If $a^a$ divides $b^b$, then $a$ divides $b$?

Question

Consider $a$ and $b$, both positive integers. Is it true that $a^a$ divides $b^b$ implies $a$ divides $b$?

I can't seem to figure out this proof. My intuition is to use the fundamental theorem of arithmetic to break each number into its prime components, however I haven't been able to come up with a solution. Any help would be appreciated.

Answer 1

This is not true in general. The fact that $4^4$ divides $10^{10}$ would be the smallest counterexample, I think.
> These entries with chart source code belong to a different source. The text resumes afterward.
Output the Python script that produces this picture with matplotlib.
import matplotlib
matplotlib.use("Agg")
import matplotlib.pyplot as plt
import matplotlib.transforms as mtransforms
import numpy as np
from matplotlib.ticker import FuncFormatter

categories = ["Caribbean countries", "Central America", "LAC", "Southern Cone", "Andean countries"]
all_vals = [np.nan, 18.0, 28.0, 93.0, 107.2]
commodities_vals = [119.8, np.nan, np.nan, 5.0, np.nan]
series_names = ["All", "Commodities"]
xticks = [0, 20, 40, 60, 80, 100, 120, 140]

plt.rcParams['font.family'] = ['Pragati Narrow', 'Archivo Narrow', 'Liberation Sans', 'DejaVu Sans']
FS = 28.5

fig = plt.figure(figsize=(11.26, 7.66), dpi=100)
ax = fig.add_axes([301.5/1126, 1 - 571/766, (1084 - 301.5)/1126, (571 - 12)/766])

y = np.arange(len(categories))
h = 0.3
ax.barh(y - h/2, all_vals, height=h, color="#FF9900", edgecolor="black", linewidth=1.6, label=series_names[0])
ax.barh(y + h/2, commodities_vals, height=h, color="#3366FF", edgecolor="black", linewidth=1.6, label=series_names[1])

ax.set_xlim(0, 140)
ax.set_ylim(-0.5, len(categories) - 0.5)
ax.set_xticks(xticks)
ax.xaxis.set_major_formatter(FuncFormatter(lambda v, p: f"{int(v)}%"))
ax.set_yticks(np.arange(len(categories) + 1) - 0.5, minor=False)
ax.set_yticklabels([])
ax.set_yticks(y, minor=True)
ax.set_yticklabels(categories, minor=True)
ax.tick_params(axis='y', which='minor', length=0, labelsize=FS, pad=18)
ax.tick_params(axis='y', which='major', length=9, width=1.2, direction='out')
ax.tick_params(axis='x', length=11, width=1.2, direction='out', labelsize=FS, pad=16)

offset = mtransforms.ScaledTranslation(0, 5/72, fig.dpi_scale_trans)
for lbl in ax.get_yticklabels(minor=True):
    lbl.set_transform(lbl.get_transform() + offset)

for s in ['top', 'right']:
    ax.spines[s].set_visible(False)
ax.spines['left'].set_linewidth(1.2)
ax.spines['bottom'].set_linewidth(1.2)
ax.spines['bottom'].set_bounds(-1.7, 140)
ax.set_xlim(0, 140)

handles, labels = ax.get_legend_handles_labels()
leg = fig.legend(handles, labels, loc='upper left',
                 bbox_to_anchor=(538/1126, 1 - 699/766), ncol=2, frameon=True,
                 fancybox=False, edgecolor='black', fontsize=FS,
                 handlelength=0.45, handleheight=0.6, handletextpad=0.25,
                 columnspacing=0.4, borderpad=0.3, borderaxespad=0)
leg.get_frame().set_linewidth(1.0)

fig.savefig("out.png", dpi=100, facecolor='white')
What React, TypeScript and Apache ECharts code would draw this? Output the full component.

So why does the proposition fail to hold? For any integer $n$, $\operatorname{rad}(n)$ (for "radical") is the number with the same primes in its prime factorisation as $n$, but all powers are $1$. For instance, $\operatorname{rad}(12) = 6$ and $\operatorname{rad}(98) = 14$. Then we do have "$a^a$ divides $b^b$ implies that $\operatorname{rad}(a)$ divides $\operatorname{rad}(b)$", i.e. every prime that appears in the prime factorisation of $a$ appears in the prime factorisation of $b$. However, we have no way of controlling, for any given of those primes, that the power of that prime is smaller in $a$ than in $b$. We just know that for any given of those primes, $a$ times its exponent in $a$ is less than $b$ times its exponent in $b$. Thus, if $b$ is large enough, and just contains the right primes, we get $a^a$ divides $b^b$, no matter how many times those primes divide $b$.

Answer 2

Exceptions will be of the following form:

Suppose the prime factorisation of $a$ is $a=p_1^{e_{a_1}}p_2^{e_{a_2}}\cdots p_n^{e_{a_n}}$ with all the $p_i$ distinct primes and with all the $e_{a_i}\ge 1$ and at least one $e_{a_i}\ge 2$. Then

• $b$ is divisible by $p_1p_2\cdots p_n$ and can be written as $b=c p_1^{e_{b_1}}p_2^{e_{b_2}}\cdots p_n^{e_{b_n}}$ with $c$ coprime to $a$ and all the $e_{b_i}\ge 1$
• for at least one $i$ there is $e_{b_i}\lt e_{a_i}$ so $a$ does not divide $b$
• for all $i$ there is $ae_{a_i}\le be_{b_i}$ so $a^a$ divides $b^b$

So reversing this to generate all possible exceptions

• choose a positive number $n$ of distinct primes $p_1,p_2,\ldots,p_n$
• choose the same number $n$ of positive integers $e_{a_1},e_{a_2},\ldots,e_{a_n}$ not all $1$
• choose the same number $n$ of positive integers $e_{b_1},e_{b_2},\ldots,e_{b_n}$ where for at least one $i$ you have $1 \le e_{b_i}\lt e_{a_i}$
• find a number $c$ coprime to $p_1p_2\cdots p_n$ and at least $p_1^{e_{a_1}-e_{b_1}}p_2^{e_{a_2}-e_{b_2}}\cdots p_n^{e_{a_n}-e_{b_n}} \displaystyle \max_i\left(\frac{e_{a_i}}{e_{b_i}}\right)$
• take $a=p_1^{e_{a_1}}p_2^{e_{a_2}}\cdots p_n^{e_{a_n}}$ and $b=c p_1^{e_{b_1}}p_2^{e_{b_2}}\cdots p_n^{e_{b_n}}$

Answer 3

If $ a^a\mid b^b $, then for every prime $ p$ such that $ p\mid a$ we must have $ p\mid b $ because $ p\mid b^b $ implies $ p\mid b $. Thus we can write the prime factorizations of $ a$ and $ b$ as $a=p_1^{\alpha_1}\cdots p_r^{\alpha_r} $ and $ b=p_1^{\beta_1}\cdots p_r^{\beta_r}\cdots $. Therefore $$ a^a=p_1^{a\alpha_1}\cdots p_r^{a\alpha_r} ,$$ $$ b^b=p_1^{b\beta_1}\cdots p_r ^{b\beta_r}\cdots $$

So if $ a^a\mid b^b $ we must have $ a\alpha_i\le b\beta_i $, for every $1\le i\le r$, but this doesn't mean that $\alpha_i\le \beta_i $ for every $ i $. It could happen that for some $ i$, $ \alpha_i> \beta_i $ , which would imply that $ a \not\mid b $.

As a example we have the counterexample given in the first answer: $4^4\mid 10^{10} $, but $4\not\mid 10$. In this case $ r=1, p_1=2, \alpha_1=2$ and $\beta_1=1$. So we have $4\cdot 2\le 10\cdot 1$, but $2> 1$.